Distracted Thoughts

8/17/2015
As the days of my summer dwindle and my suitcase sits agape in my basement, longing to be filled with the clothes strewn about my bedroom, I can’t help but lounge in my living room not quite believing that I’m going to Brazil in a little over two weeks. I know the facts: I’ll be in Santa Catarina for eight months with a one month in-country-orientation, a host family, and an apprenticeship. I know it will be the experience of a lifetime and it will open doors that I never considered had handles or knobs for that matter. But, right now, those facts are nothing more than words I’ve typed lazily.
I guess I haven’t yet come to terms with or fathomed fully the endeavor I am undertaking. I know what the logistics are and how I’m expected to overcome some of the challenges I face but it’s hard to envision what an eight-month journey to beautiful and diverse Brazil will entail. I don’t really think the world can expect that of me anyways:  I’ve never been on a plane for longer than three hours and I’ve never left home for more than two weeks. The only time I was in a foreign country, I was an addled middle school student ready to confine the beauty of Quebec into a dozen or so low-quality, haphazard photographs taken on a relic of a cell phone. Now, I’m expected to  or, more accurately I expect myself to be able to, easily hop on a plane and act like I know exactly what I’m going to be doing in Brazil, a country with a language that I don’t yet fully understand.
I honestly haven’t accepted the notion that I’ll be “living abroad” for eight months in Santa Catarina, a region that I know only to be diverse and beautiful as the description I read when I applied in May said it was (I’d use other words to describe it but I don’t yet have the experience to decide how to describe what I have yet to experience). It’s not that I haven’t accepted the idea because I find myself frightened or lack an imagination;  I’ve just been distracted by the daily occurrences and worries that won’t matter in the slightest in a few weeks.
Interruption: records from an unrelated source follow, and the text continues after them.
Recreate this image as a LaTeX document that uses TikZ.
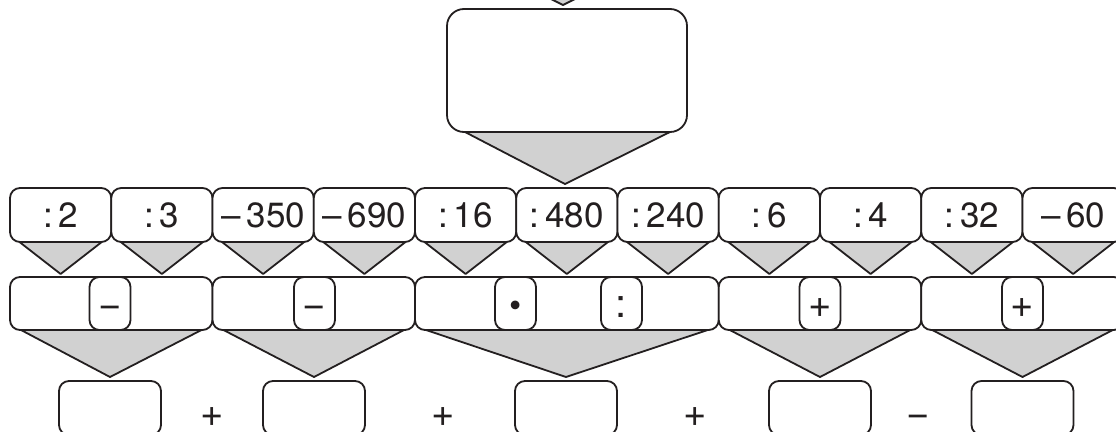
\documentclass[tikz,border=0pt]{standalone}
\usepackage{fontspec}
\setmainfont{TeX Gyre Heros}
\usetikzlibrary{calc}
\definecolor{ink}{HTML}{231F20}
\definecolor{shade}{HTML}{D1D1D1}
\begin{document}
\begin{tikzpicture}[x=1pt,y=-1pt,line width=1.8pt,line join=round,
  box/.style={draw=ink,fill=white,rounded corners=10pt,inner sep=0pt,outer sep=0pt,
    text=ink,font=\fontsize{35}{40}\selectfont,text height=25pt,text depth=0pt},
  lab/.style={box,minimum width=101.25pt,minimum height=54pt},
  grp/.style={box,minimum height=53pt},
  opbox/.style={box,minimum width=41pt,minimum height=53pt,font=\fontsize{40}{44}\selectfont,text height=28pt},
  ans/.style={box,minimum width=102pt,minimum height=54pt},
  big/.style={box,rounded corners=17pt,minimum width=240pt,minimum height=123pt},
  sign/.style={inner sep=0pt,text=ink,font=\fontsize{40}{44}\selectfont,text height=28pt,text depth=0pt},
  tri/.style={draw=ink,fill=shade}]
\useasboundingbox (0,0) rectangle (1116,431);
\clip (0,0) rectangle (1116,431);

% incoming triangle from above
\coordinate (topTip) at (563,5);
\filldraw[tri] ($(topTip)+(-28,-14)$) -- ($(topTip)+(28,-14)$) -- (topTip) -- cycle;

% big box
\node[big] (top) at (567,70.5) {};

% row 1
\foreach \i/\t in {0/{:\,2},1/{:\,3},2/{–\,350},3/{–\,690},4/{:\,16},5/{:\,480},6/{:\,240},7/{:\,6},8/{:\,4},9/{:\,32},10/{–\,60}}{
  \node[lab] (r\i) at ({10+101.25*(\i+0.5)},215) {\t};
}

% row 2 groups
\node[grp,minimum width=202.5pt] (ga) at (111.25,303.5) {};
\node[grp,minimum width=202.5pt] (gb) at (313.75,303.5) {};
\node[grp,minimum width=303.75pt] (gc) at (566.875,303.5) {};
\node[grp,minimum width=202.5pt] (gd) at (820,303.5) {};
\node[grp,minimum width=202.5pt] (ge) at (1022.5,303.5) {};

% operator boxes
\node[opbox] (oa) at (110,303.5) {−};
\node[opbox] (ob) at (314.5,303.5) {−};
\node[opbox,font=\fontsize{35}{40}\selectfont] (oc) at (515.5,303.5) {•};
\node[opbox] (od) at (621.5,303.5) {:};
\node[opbox] (oe) at (820,303.5) {+};
\node[opbox] (of) at (1022.5,303.5) {+};

% bottom answers
\node[ans] (a1) at (110,408) {};
\node[ans] (a2) at (314,408) {};
\node[ans] (a3) at (566,408) {};
\node[ans] (a4) at (820,408) {};
\node[ans] (a5) at (1022.5,408) {};
\node[sign] (s1) at (212,412) {+};
\node[sign] (s2) at (443,412) {+};
\node[sign] (s3) at (695,412) {+};
\node[sign] (s4) at (918,412) {−};

% triangles
\filldraw[tri] ($(top.south west)+(18,0)$) -- ($(top.south east)+(-17,0)$) -- ($(top.south)+(-2,52)$) -- cycle;
\foreach \i in {0,...,10}{
  \filldraw[tri] ($(r\i.south west)+(9.5,0)$) -- ($(r\i.south east)+(-9.5,0)$) -- ($(r\i.south)+(0,32)$) -- cycle;
}
\foreach \g/\a in {ga/a1,gb/a2,gc/a3,gd/a4,ge/a5}{
  \filldraw[tri] ($(\g.south west)+(11,0)$) -- ($(\g.south east)+(-11,0)$) -- ($(\a.north)+(0,-4)$) -- cycle;
}
\end{tikzpicture}
\end{document}
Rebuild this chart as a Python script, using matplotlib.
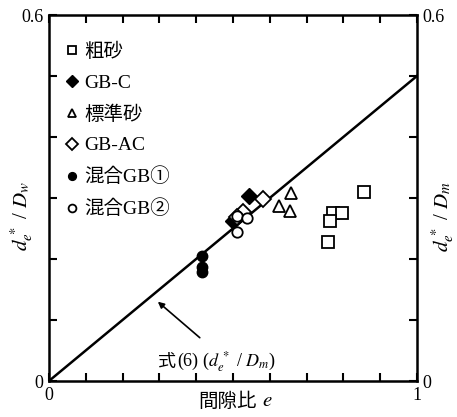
import numpy as np
import matplotlib
matplotlib.use("Agg")
import matplotlib.pyplot as plt

plt.rcParams['font.family'] = ['Liberation Serif', 'Noto Sans CJK JP', 'DejaVu Sans']
plt.rcParams['mathtext.fontset'] = 'stix'

# data (void ratio e, de*/D)
coarse_e = [0.856, 0.772, 0.796, 0.764, 0.758]
coarse_y = [0.310, 0.275, 0.275, 0.262, 0.228]

gbc_e = [0.543, 0.500]
gbc_y = [0.303, 0.262]

std_e = [0.658, 0.625, 0.655]
std_y = [0.308, 0.287, 0.279]

gbac_e = [0.582, 0.527, 0.511]
gbac_y = [0.298, 0.277, 0.269]

mix1_e = [0.416, 0.416, 0.416]
mix1_y = [0.205, 0.187, 0.179]

mix2_e = [0.511, 0.538, 0.511]
mix2_y = [0.270, 0.267, 0.244]

# eq.(6) line
line_e = [0.0, 1.0]
line_y = [0.0, 0.5]

fig = plt.figure(figsize=(4.57, 4.17), dpi=100)
ax = fig.add_axes([0.107, 0.0863, 0.8053, 0.8777])

ax.plot(line_e, line_y, color='black', lw=1.8, zorder=1)

ax.plot(coarse_e, coarse_y, 's', ms=8, mfc='white', mec='black', mew=1.3, ls='none', label='粗砂')
ax.plot(gbc_e, gbc_y, 'D', ms=8.5, mfc='black', mec='black', ls='none', label='GB-C')
ax.plot(std_e, std_y, '^', ms=8, mfc='white', mec='black', mew=1.3, ls='none', label='標準砂')
ax.plot(gbac_e, gbac_y, 'D', ms=8.5, mfc='white', mec='black', mew=1.3, ls='none', label='GB-AC')
ax.plot(mix1_e, mix1_y, 'o', ms=7.5, mfc='black', mec='black', ls='none', label='混合GB①')
ax.plot(mix2_e, mix2_y, 'o', ms=7.5, mfc='white', mec='black', mew=1.3, ls='none', label='混合GB②')

ax.set_xlim(0, 1)
ax.set_ylim(0, 0.6)
ax.set_xticks(np.arange(0, 1.01, 0.1))
ax.set_xticklabels(['0'] + [''] * 9 + ['1'])
ax.set_yticks(np.arange(0, 0.61, 0.1))
ax.set_yticklabels(['0'] + [''] * 5 + ['0.6'])
ax.tick_params(direction='in', length=6, width=1.5, top=True, right=True,
               labelright=True, labelsize=13, pad=4)
for s in ax.spines.values():
    s.set_linewidth(1.8)

# x label: CJK part and italic e as two texts
ax.text(0.565, -0.057, '間隙比', fontsize=14, ha='right', va='center',
        family='Noto Sans CJK JP', transform=ax.transAxes)
ax.text(0.578, -0.057, '$e$', fontsize=15, ha='left', va='center',
        transform=ax.transAxes)

# y labels on both sides
ax.text(-0.073, 0.45, '$d_e^{\\,*}$ / $D_w$', fontsize=15, rotation=90,
        transform=ax.transAxes, ha='center', va='center')
ax.text(1.07, 0.45, '$d_e^{\\,*}$ / $D_m$', fontsize=15, rotation=90,
        transform=ax.transAxes, ha='center', va='center')

# annotation for eq.(6)
ax.text(0.345, 0.031, '式', fontsize=13, ha='right', va='center',
        family='Noto Sans CJK JP')
ax.text(0.347, 0.031, '(6) ($d_e^{\\,*}$ / $D_m$)', fontsize=13, ha='left', va='center')
ax.annotate('', xy=(0.296, 0.130), xytext=(0.41, 0.071),
            arrowprops=dict(arrowstyle='-|>', color='black', lw=1.2,
                            shrinkA=0, shrinkB=0, mutation_scale=9))

ax.legend(loc='upper left', frameon=False, fontsize=14, handletextpad=0.15,
          labelspacing=0.68, borderaxespad=0.0, handlelength=1.0,
          markerscale=0.75, bbox_to_anchor=(0.015, 0.945))

fig.savefig('out.png', dpi=100)
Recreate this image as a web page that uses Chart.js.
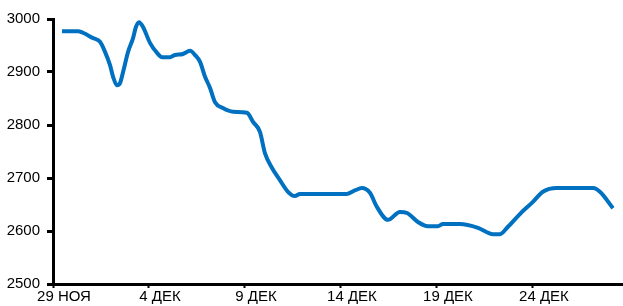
<!DOCTYPE html>
<html>
<head>
<meta charset="utf-8">
<script src="https://cdn.jsdelivr.net/npm/chart.js@4"></script>
<style>
html,body{margin:0;padding:0;background:#fff;}
#wrap{width:623px;height:306px;position:relative;}
</style>
</head>
<body>
<div id="wrap"><canvas id="c"></canvas></div>
<script>
// x positions in days since 29 Nov
const days = [0.47,1.30,1.56,2.08,2.45,2.71,2.97,3.13,3.33,3.49,3.65,3.91,4.17,4.32,4.48,4.69,5.05,5.42,5.68,6.09,6.35,6.77,7.14,7.40,7.66,7.92,8.18,8.44,8.85,9.38,10.10,10.42,10.78,11.04,11.41,11.82,12.24,12.60,12.86,15.31,15.75,16.09,16.51,16.88,17.45,18.07,18.44,19.01,19.53,20.05,20.31,21.20,22.14,22.92,23.28,23.70,24.32,25.00,25.52,26.25,28.13,28.49,29.17];
const values = [2977,2977,2974,2964,2957,2938,2913,2891,2875,2879,2900,2938,2964,2985,2994,2985,2955,2936,2928,2928,2932,2934,2940,2932,2919,2891,2870,2843,2832,2825,2823,2806,2787,2747,2719,2696,2674,2666,2670,2670,2677,2681,2672,2645,2621,2636,2634,2617,2609,2609,2613,2613,2606,2594,2594,2608,2632,2655,2674,2681,2681,2674,2643];
const tickDays = [0,5,10,15,20,25];
const tickLabels = ['29 НОЯ','4 ДЕК','9 ДЕК','14 ДЕК','19 ДЕК','24 ДЕК'];
const yTicks = [2500,2600,2700,2800,2900,3000];

const FONT = {family:"'Liberation Sans Narrow','Arial Narrow','Liberation Sans',Arial,sans-serif", size:15};

new Chart(document.getElementById('c'), {
  type:'line',
  data:{datasets:[{
    data: days.map((d,i)=>({x:d,y:values[i]})),
    borderColor:'#0070C0',
    borderWidth:4,
    pointRadius:0,
    cubicInterpolationMode:'monotone',
    fill:false
  }]},
  options:{
    responsive:true,
    maintainAspectRatio:false,
    animation:false,
    devicePixelRatio:1,
    layout:{padding:{top:19,right:1,left:0,bottom:0}},
    plugins:{legend:{display:false},tooltip:{enabled:false}},
    scales:{
      x:{
        type:'linear',
        min:0,
        max:29.64,
        afterBuildTicks:s=>{s.ticks = tickDays.map(v=>({value:v}));},
        afterFit:s=>{s.height=22;},
        grid:{drawOnChartArea:false,drawTicks:true,tickLength:4,tickWidth:2,tickColor:'#000'},
        border:{color:'#000',width:3},
        ticks:{
          color:'#000',
          font:FONT,
          padding:0,
          labelOffset:11,
          maxRotation:0,
          autoSkip:false,
          callback:v=>{const i=tickDays.indexOf(v);return i>=0?tickLabels[i]:'';}
        }
      },
      y:{
        type:'linear',
        min:2500,
        max:3000,
        afterBuildTicks:s=>{s.ticks = yTicks.map(v=>({value:v}));},
        afterFit:s=>{s.width=53;},
        grid:{drawOnChartArea:false,drawTicks:true,tickLength:6,tickWidth:3,tickColor:'#000'},
        border:{color:'#000',width:3},
        ticks:{color:'#000',font:FONT,padding:7,callback:v=>String(v)}
      }
    }
  }
});
</script>
</body>
</html>
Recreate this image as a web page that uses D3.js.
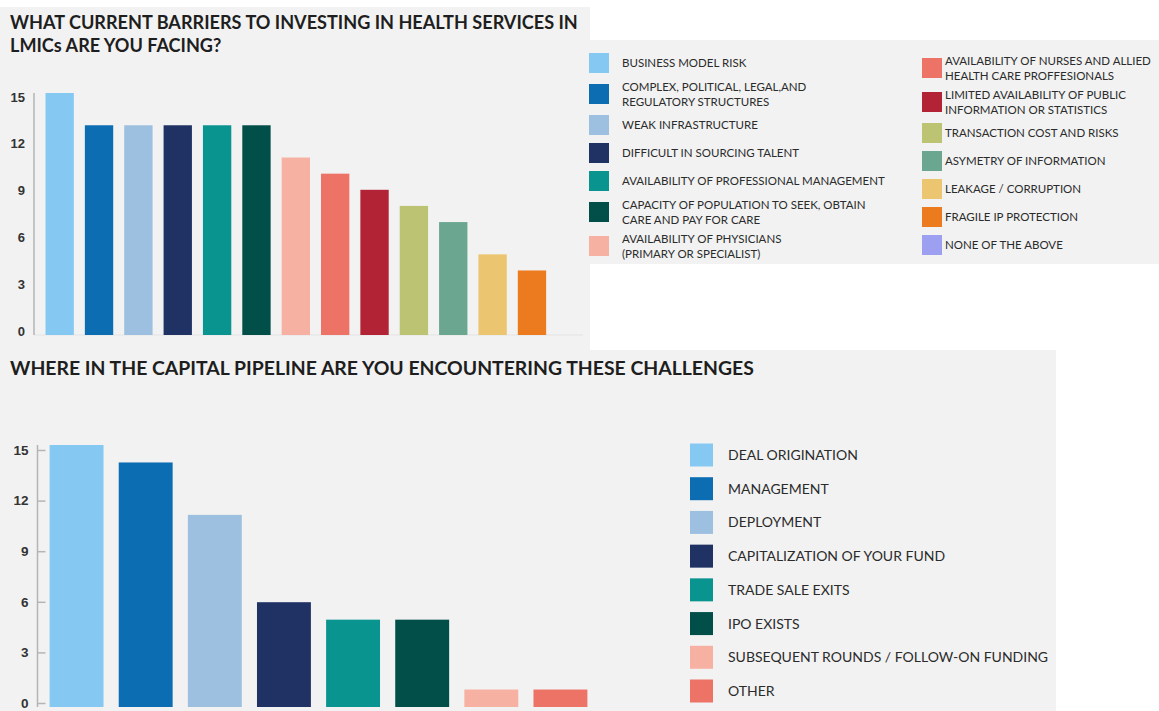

That being said, It’s more of a concern to me that my friend receive the gift I’ve been excitedly harping about for months than it is for me to pack my suitcase. At the moment, I find it more exciting and invigorating to wake up at seven in the morning and go water tubing with friends than imagining where I’ll be sitting and typing another post in a month.  I suppose I live in the present: I’m more enraptured by what I can feel, sense, experience in the moment than what I can in a few weeks or months.
Yet, this isn’t a problem. Better yet, it’s a tremendous positive!  It means that when I do experience the sensation of “living abroad” and I’m transplanted to a country on a different continent, my emotions and reactions will be fresh and new. They won’t be diluted or contorted by past experience. But now, rather than go on and on, I think I better finish packing!